Monitor Analysis: Economics is not done with references or boards
The Albanian administration has an old habit: whenever it fails to solve a problem, it tries to cover it up with a table, a reference, a board, a commanded price. When oil prices rose, the solution was not to touch the fiscal burden, even though it remains significantly higher than in the countries of the region.
The Transparency Board was reactivated, with a methodology that has been changed as needed and with a modest result for citizens. Even in cases where intervention is made, the savings are minimal compared to the burden borne by the consumer on each liter, while the entire fight is being waged for 4-5 lek per liter.
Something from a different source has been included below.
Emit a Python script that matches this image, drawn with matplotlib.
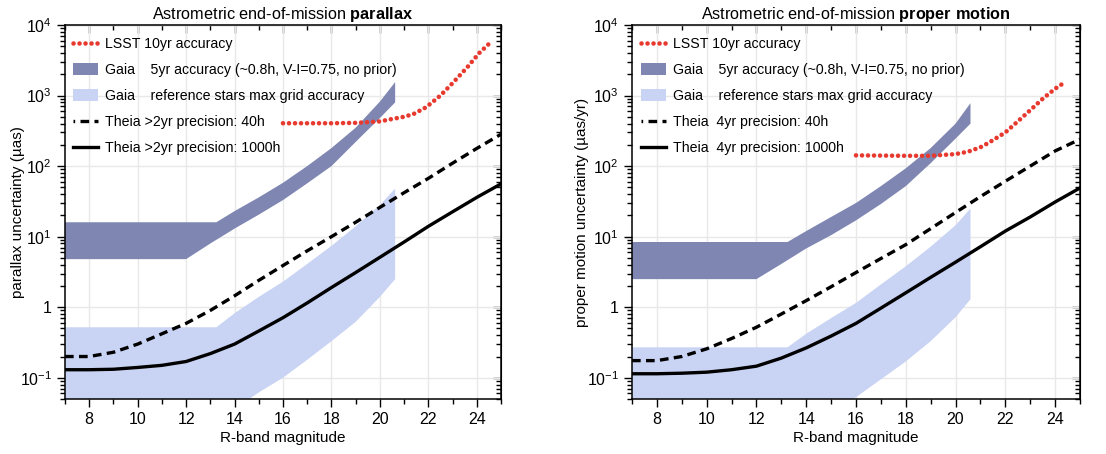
import numpy as np
import matplotlib
matplotlib.use("Agg")
from matplotlib import pyplot as plt
from matplotlib.ticker import MultipleLocator, LogLocator, FuncFormatter, NullFormatter
from matplotlib.lines import Line2D
from matplotlib.patches import Patch

plt.rcParams['font.family'] = ['Liberation Sans', 'DejaVu Sans']
plt.rcParams['mathtext.fontset'] = 'custom'
plt.rcParams['mathtext.rm'] = 'Liberation Sans'
plt.rcParams['mathtext.bf'] = 'Liberation Sans:bold'

# ---- parallax panel (values in muas) ----
gaia_px_up_mag = [7, 13.25, 14, 15, 16, 17, 18, 19, 20, 20.63]
gaia_px_up = [16, 16, 23, 36, 58, 100, 180, 350, 820, 1550]
gaia_px_lo_mag = [7, 12, 13, 14, 15, 16, 17, 18, 19, 20, 20.63]
gaia_px_lo = [4.8, 4.8, 8, 13, 20.5, 33, 57, 100, 220, 480, 800]

ref_px_up_mag = [7, 13.25, 14, 15, 16, 17, 18, 19, 20, 20.63]
ref_px_up = [0.52, 0.52, 0.82, 1.4, 2.3, 4.1, 7.4, 14, 28, 48]
ref_px_lo_mag = [7, 12, 13, 14, 15, 16, 17, 18, 19, 20, 20.63]
ref_px_lo = [0.015, 0.015, 0.022, 0.036, 0.062, 0.1, 0.18, 0.33, 0.62, 1.4, 2.5]

theia_mag = [7, 8, 9, 10, 11, 12, 13, 14, 15, 16, 17, 18, 19, 20, 21, 22, 23, 24, 25]
theia_px_40h = [0.2, 0.2, 0.23, 0.3, 0.42, 0.59, 0.9, 1.45, 2.4, 3.9, 6.3, 10, 16, 26, 42, 67, 110, 178, 283]
theia_px_1000h = [0.13, 0.13, 0.132, 0.14, 0.15, 0.17, 0.22, 0.3, 0.46, 0.71, 1.15, 1.9, 3.1, 5.1, 8.4, 14, 22.5, 36, 56]

lsst_px_mag = [16, 17, 18, 19, 20, 20.5, 21, 21.4, 21.9, 22.5, 23, 23.6, 24.1, 24.5]
lsst_px = [405, 405, 405, 410, 430, 465, 500, 550, 680, 1000, 1500, 2500, 4000, 5400]

# ---- proper motion panel (values in muas/yr) ----
gaia_pm_up_mag = [7, 13.25, 14, 15, 16, 17, 18, 19, 20, 20.6]
gaia_pm_up = [8.4, 8.4, 12, 19, 30, 52, 93, 180, 400, 780]
gaia_pm_lo_mag = [7, 12, 13, 14, 15, 16, 17, 18, 19, 20, 20.6]
gaia_pm_lo = [2.5, 2.5, 4.1, 6.8, 10.5, 17, 29, 52, 110, 245, 400]

ref_pm_up_mag = [7, 13.25, 14, 15, 16, 17, 18, 19, 20, 20.6]
ref_pm_up = [0.27, 0.27, 0.42, 0.7, 1.15, 2.1, 3.8, 7.2, 14.5, 25]
ref_pm_lo_mag = [7, 12, 13, 14, 15, 16, 17, 18, 19, 20, 20.6]
ref_pm_lo = [0.008, 0.008, 0.012, 0.019, 0.033, 0.053, 0.095, 0.17, 0.33, 0.72, 1.3]

theia_pm_40h = [0.175, 0.175, 0.2, 0.257, 0.36, 0.52, 0.8, 1.24, 1.95, 3.1, 4.9, 7.7, 13, 22, 37, 61, 100, 164, 240]
theia_pm_1000h = [0.114, 0.114, 0.116, 0.12, 0.13, 0.146, 0.19, 0.265, 0.39, 0.59, 0.97, 1.6, 2.65, 4.35, 7.2, 12, 19, 31, 49]

lsst_pm_mag = [16, 17, 18, 19, 20, 20.5, 21, 21.34, 22, 22.5, 23, 23.5, 24, 24.4]
lsst_pm = [142, 141, 140, 140, 148, 160, 185, 215, 300, 430, 620, 900, 1250, 1550]

dark = '#7e86b1'
light = '#c9d3f3'
red = '#e8392f'
dots = (0, (0.01, 1.3))
dashes = (0, (2.6, 1.6))

W, H = 1106, 454
LEG_FS = 10.2


def ytick(v, pos):
    if abs(v - 1) < 1e-9:
        return '1'
    return r'$10^{%d}$' % int(round(np.log10(v)))


def make_legend(ax, handles, labels, ls, anchor):
    return ax.legend(handles, labels, loc='upper left', bbox_to_anchor=anchor,
                     frameon=False, fontsize=LEG_FS,
                     handlelength=1.8, handleheight=0.87, handletextpad=0.46,
                     labelspacing=ls, borderaxespad=0, borderpad=0)


def place_legend(fig, ax, handles, labels, text_x, first_y, pitch):
    # put the legend rows where the reference has them (pixel targets)
    em = LEG_FS * 100 / 72.0
    ls = 0.9
    leg = make_legend(ax, handles, labels, ls, (0, 1))
    fig.canvas.draw()
    r = fig.canvas.get_renderer()
    ext = [t.get_window_extent(r) for t in leg.get_texts()]
    cur = ((ext[0].y0 + ext[0].y1) - (ext[-1].y0 + ext[-1].y1)) / 2 / (len(ext) - 1)
    ls = ls + (pitch - cur) / em
    leg.remove()
    leg = make_legend(ax, handles, labels, ls, (0, 1))
    fig.canvas.draw()
    ext = leg.get_texts()[0].get_window_extent(r)
    bb = ax.get_window_extent(r)
    dx = (text_x - ext.x0) / bb.width
    dy = ((H - first_y) - (ext.y0 + ext.y1) / 2) / bb.height
    leg.remove()
    make_legend(ax, handles, labels, ls, (dx, 1 + dy))


def panel(fig, ax, title, ylabel, gu_m, gu, gl_m, gl, ru_m, ru, rl_m, rl,
          t40, t1000, ls_m, ls, theia_txt, text_x, ylab_x):
    ax.fill(list(gu_m) + list(gl_m[::-1]), list(gu) + list(gl[::-1]),
            color=dark, lw=0, zorder=2)
    ax.fill(list(ru_m) + list(rl_m[::-1]), list(ru) + list(rl[::-1]),
            color=light, lw=0, zorder=2)
    ax.plot(theia_mag, t40, color='k', lw=2.4, linestyle=dashes, zorder=3)
    ax.plot(theia_mag, t1000, color='k', lw=2.4, zorder=3)
    ax.plot(ls_m, ls, color=red, lw=3.3, linestyle=dots,
            dash_capstyle='round', zorder=4)

    ax.set_yscale('log')
    ax.set_xlim(7, 25)
    ax.set_ylim(0.05, 1e4)
    ax.xaxis.set_major_locator(MultipleLocator(2))
    ax.xaxis.set_minor_locator(MultipleLocator(1))
    ax.yaxis.set_major_locator(LogLocator(base=10, numticks=20))
    ax.yaxis.set_minor_locator(LogLocator(base=10, subs=np.arange(2, 10), numticks=20))
    ax.yaxis.set_major_formatter(FuncFormatter(ytick))
    ax.yaxis.set_minor_formatter(NullFormatter())
    ax.grid(True, which='major', color='#e8e8e8', lw=1.0, zorder=0)
    ax.set_axisbelow(True)
    ax.tick_params(which='both', direction='out', labelsize=11.5, width=1.0)
    ax.tick_params(which='major', length=6)
    ax.tick_params(which='minor', length=3.5)
    for s in ax.spines.values():
        s.set_linewidth(1.1)

    top = ax.secondary_xaxis('top')
    top.xaxis.set_major_locator(MultipleLocator(2))
    top.xaxis.set_minor_locator(MultipleLocator(1))
    top.tick_params(which='both', direction='in', labeltop=False, width=1.0)
    top.tick_params(which='major', length=6)
    top.tick_params(which='minor', length=3.5)
    right = ax.secondary_yaxis('right')
    right.yaxis.set_major_locator(LogLocator(base=10, numticks=20))
    right.yaxis.set_minor_locator(LogLocator(base=10, subs=np.arange(2, 10), numticks=20))
    right.tick_params(which='both', direction='in', labelright=False, width=1.0)
    right.tick_params(which='major', length=6)
    right.tick_params(which='minor', length=3.5)

    ax.set_title(title, fontsize=11.7, pad=4)
    ax.set_xlabel('R-band magnitude', fontsize=11, labelpad=3)
    ax.set_ylabel(ylabel, fontsize=11)
    bb = ax.get_position()
    ax.yaxis.set_label_coords((ylab_x - bb.x0 * W) / (bb.width * W), 0.5)

    handles = [
        Line2D([], [], color=red, lw=3.3, linestyle=dots, dash_capstyle='round'),
        Patch(color=dark, lw=0),
        Patch(color=light, lw=0),
        Line2D([], [], color='k', lw=2.4, linestyle=(2.1, (2.6, 1.6))),
        Line2D([], [], color='k', lw=2.4),
    ]
    labels = [
        'LSST 10yr accuracy',
        'Gaia    5yr accuracy (~0.8h, V-I=0.75, no prior)',
        'Gaia    reference stars max grid accuracy',
        theia_txt + ' precision: 40h',
        theia_txt + ' precision: 1000h',
    ]
    place_legend(fig, ax, handles, labels, text_x, 44, 26.0)


fig = plt.figure(figsize=(W / 100, H / 100), dpi=100)
ax1 = fig.add_axes([65 / W, 1 - 399 / H, 436 / W, 374 / H])
ax2 = fig.add_axes([632 / W, 1 - 399 / H, 448 / W, 374 / H])

panel(fig, ax1, r'Astrometric end-of-mission $\mathbf{parallax}$', 'parallax uncertainty (µas)',
      gaia_px_up_mag, gaia_px_up, gaia_px_lo_mag, gaia_px_lo,
      ref_px_up_mag, ref_px_up, ref_px_lo_mag, ref_px_lo,
      theia_px_40h, theia_px_1000h, lsst_px_mag, lsst_px, 'Theia >2yr', 105, 25)
panel(fig, ax2, r'Astrometric end-of-mission $\mathbf{proper\ motion}$', 'proper motion uncertainty (µas/yr)',
      gaia_pm_up_mag, gaia_pm_up, gaia_pm_lo_mag, gaia_pm_lo,
      ref_pm_up_mag, ref_pm_up, ref_pm_lo_mag, ref_pm_lo,
      theia_pm_40h, theia_pm_1000h, lsst_pm_mag, lsst_pm, 'Theia  4yr', 673, 589)

fig.savefig('out.png', dpi=100)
For example, when the 20% excise tax reduction came into effect, the price of diesel increased from 218 lek to 224 lek per liter! Meanwhile, Albania continues to have one of the highest fuel prices in the world, entering the top ten most expensive.
So, the state does not give up its part, but creates the illusion that it is protecting the citizen. It does this by administering the consequence, not the cause. It does not reduce taxes, it does not crack down on the distortions that produce high prices, it does not channel a portion of the additional income it collects from price increases to the vulnerable, but it builds a mechanism that gives itself the role of moral arbiter of the market.
In the end, the citizen saves very little, while the economy is left with one of the most expensive fuels for the purchasing power it has.
The same logic is now being followed with wages. There is no doubt that in Albania there is still high tax evasion overall, with total revenues being 28% of GDP, compared to the 35-40% average in Europe. This evasion is in wages in the private sector, while social security revenues are still 6% of Gross Domestic Product, while in the region and in Europe, this indicator is over 10%.
Instead of strengthening tax administration, improving intelligent risk control, and truly cracking down on evasion, the government is spreading from one sector to another with reference salaries.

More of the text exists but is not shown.